>> Begin Supplied information
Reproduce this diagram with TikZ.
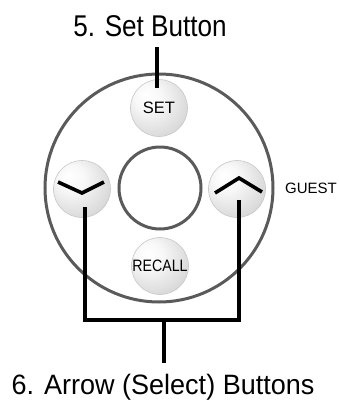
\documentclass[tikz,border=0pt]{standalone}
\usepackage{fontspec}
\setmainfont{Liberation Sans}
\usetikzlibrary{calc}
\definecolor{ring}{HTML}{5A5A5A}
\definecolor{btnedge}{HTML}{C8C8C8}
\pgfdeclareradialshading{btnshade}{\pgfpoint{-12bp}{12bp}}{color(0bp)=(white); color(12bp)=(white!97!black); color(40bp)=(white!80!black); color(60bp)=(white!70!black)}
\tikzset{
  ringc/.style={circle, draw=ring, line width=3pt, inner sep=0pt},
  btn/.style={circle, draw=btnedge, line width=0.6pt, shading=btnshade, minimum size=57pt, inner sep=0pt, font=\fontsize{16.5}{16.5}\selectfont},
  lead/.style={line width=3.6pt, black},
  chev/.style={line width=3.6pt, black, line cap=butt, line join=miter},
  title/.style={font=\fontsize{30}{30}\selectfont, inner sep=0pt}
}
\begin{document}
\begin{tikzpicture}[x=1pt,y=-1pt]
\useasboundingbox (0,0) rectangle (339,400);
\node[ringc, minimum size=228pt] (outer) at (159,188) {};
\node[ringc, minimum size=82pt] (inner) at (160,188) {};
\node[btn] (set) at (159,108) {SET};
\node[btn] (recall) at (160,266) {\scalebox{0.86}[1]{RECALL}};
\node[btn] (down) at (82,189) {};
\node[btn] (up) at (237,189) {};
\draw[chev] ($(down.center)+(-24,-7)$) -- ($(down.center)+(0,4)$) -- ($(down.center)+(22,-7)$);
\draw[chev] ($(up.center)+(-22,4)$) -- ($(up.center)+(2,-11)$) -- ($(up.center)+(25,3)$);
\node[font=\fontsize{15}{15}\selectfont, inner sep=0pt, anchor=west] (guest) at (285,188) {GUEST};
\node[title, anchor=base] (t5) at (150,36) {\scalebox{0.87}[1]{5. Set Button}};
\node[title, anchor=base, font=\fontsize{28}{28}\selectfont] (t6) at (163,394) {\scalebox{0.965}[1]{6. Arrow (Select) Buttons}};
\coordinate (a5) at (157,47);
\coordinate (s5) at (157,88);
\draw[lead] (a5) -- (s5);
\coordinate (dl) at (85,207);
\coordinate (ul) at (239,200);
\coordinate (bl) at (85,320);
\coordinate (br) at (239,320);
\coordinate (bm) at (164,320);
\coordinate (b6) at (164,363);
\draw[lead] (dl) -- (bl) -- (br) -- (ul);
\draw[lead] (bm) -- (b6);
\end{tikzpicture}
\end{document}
>> End Supplied information
>> Begin Supplied information
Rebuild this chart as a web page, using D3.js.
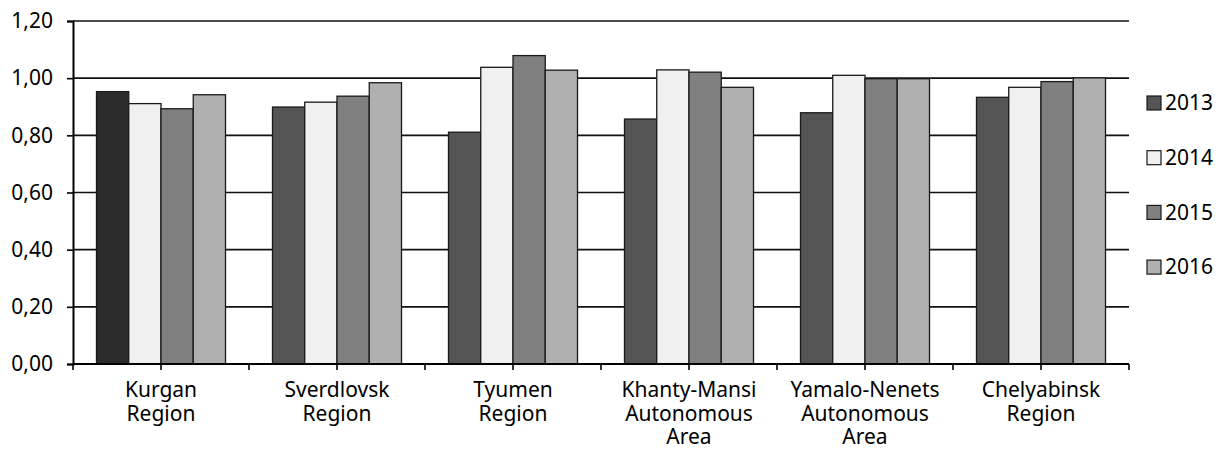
>> End Supplied information
>> Begin Supplied information
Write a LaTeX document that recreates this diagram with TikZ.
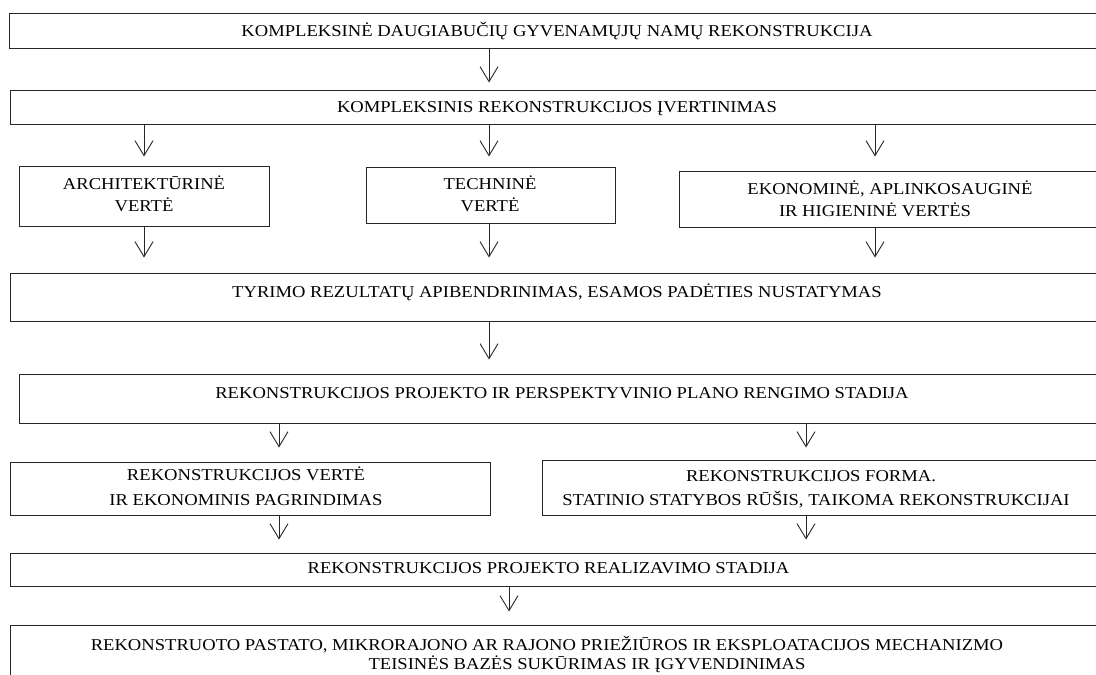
>> End Supplied information
Exercise description -> Copy out the lines in which the string "this" appears.

Response below ->
Reproduce this diagram with TikZ.
Rebuild this chart as a web page, using D3.js.
Write a LaTeX document that recreates this diagram with TikZ.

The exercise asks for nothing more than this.